STATED TASK - Count every line of the material that holds the string "matplotlib". Respond with the total only.

Plotting code records:
────────────────

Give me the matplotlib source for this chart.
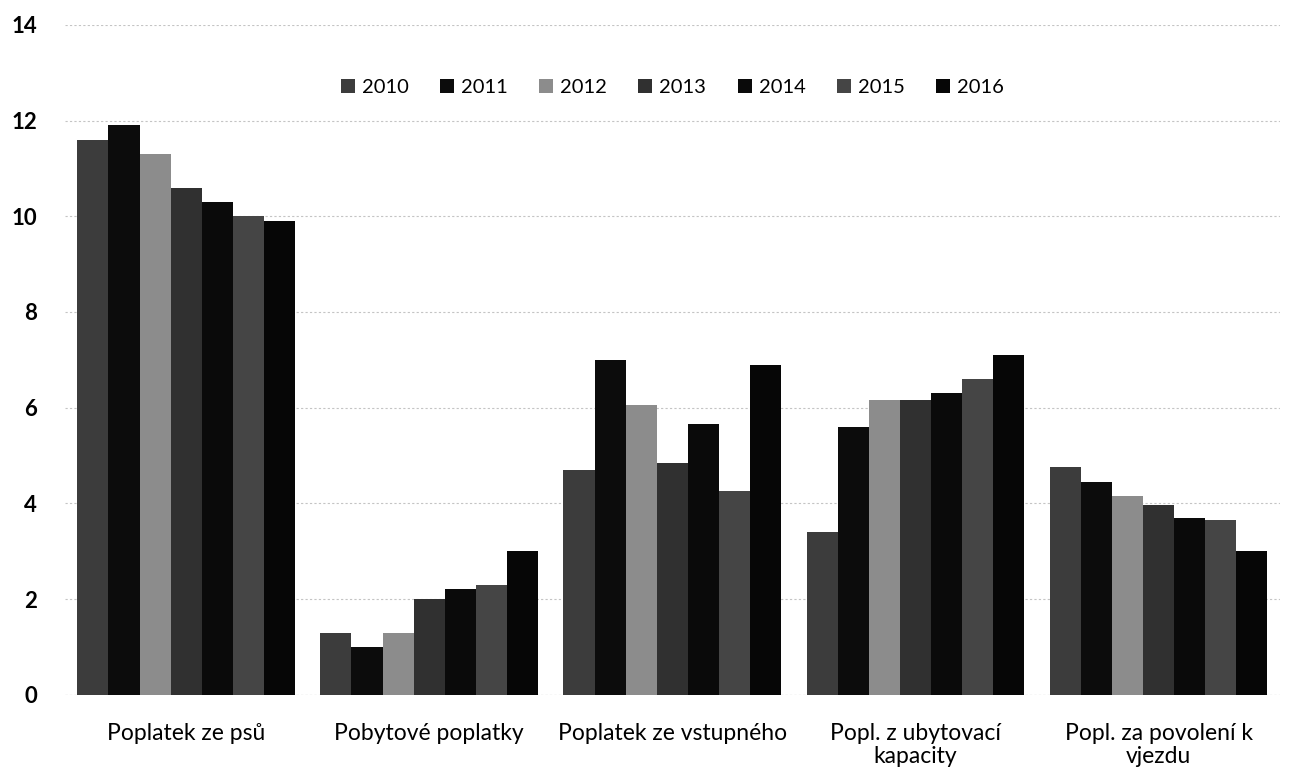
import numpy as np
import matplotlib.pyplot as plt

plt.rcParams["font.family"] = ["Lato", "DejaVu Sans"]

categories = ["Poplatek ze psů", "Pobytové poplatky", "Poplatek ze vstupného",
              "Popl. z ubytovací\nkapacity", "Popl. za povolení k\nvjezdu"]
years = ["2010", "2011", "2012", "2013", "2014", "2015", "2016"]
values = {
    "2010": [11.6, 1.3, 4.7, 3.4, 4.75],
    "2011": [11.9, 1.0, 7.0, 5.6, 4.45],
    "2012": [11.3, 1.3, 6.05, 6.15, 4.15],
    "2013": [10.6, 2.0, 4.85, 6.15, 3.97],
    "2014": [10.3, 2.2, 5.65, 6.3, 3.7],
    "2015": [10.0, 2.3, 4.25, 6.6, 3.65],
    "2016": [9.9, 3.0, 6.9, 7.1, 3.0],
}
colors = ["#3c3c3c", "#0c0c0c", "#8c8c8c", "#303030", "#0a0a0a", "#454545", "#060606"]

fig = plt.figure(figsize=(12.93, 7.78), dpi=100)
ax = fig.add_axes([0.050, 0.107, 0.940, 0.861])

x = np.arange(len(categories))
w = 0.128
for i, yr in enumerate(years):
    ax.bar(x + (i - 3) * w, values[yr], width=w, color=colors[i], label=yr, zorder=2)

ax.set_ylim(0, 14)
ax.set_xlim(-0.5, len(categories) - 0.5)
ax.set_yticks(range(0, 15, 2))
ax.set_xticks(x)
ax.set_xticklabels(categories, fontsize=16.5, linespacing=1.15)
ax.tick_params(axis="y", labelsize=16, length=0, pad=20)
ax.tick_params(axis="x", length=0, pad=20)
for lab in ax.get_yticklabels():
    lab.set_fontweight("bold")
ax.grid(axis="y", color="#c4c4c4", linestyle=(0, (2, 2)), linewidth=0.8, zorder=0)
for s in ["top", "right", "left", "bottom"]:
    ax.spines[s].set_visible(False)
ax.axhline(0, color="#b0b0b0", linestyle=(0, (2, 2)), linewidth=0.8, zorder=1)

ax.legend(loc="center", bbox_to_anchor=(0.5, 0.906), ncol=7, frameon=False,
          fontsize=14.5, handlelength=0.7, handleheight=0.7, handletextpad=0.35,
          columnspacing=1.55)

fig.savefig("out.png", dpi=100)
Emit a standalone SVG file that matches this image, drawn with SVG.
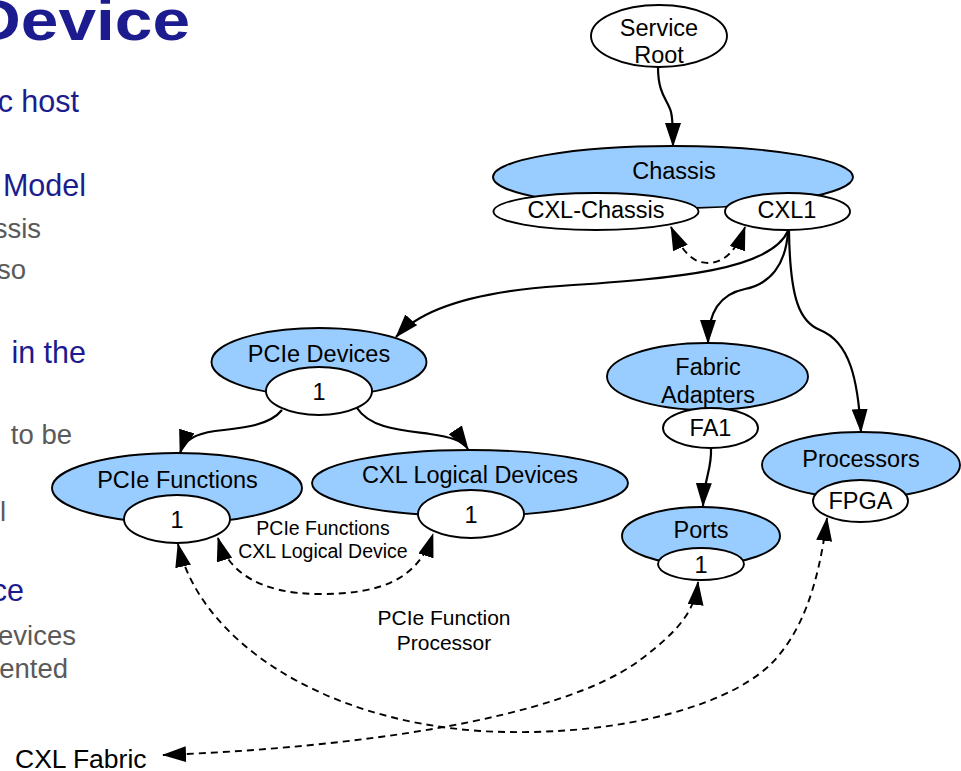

────────────────

THE REPLY - 2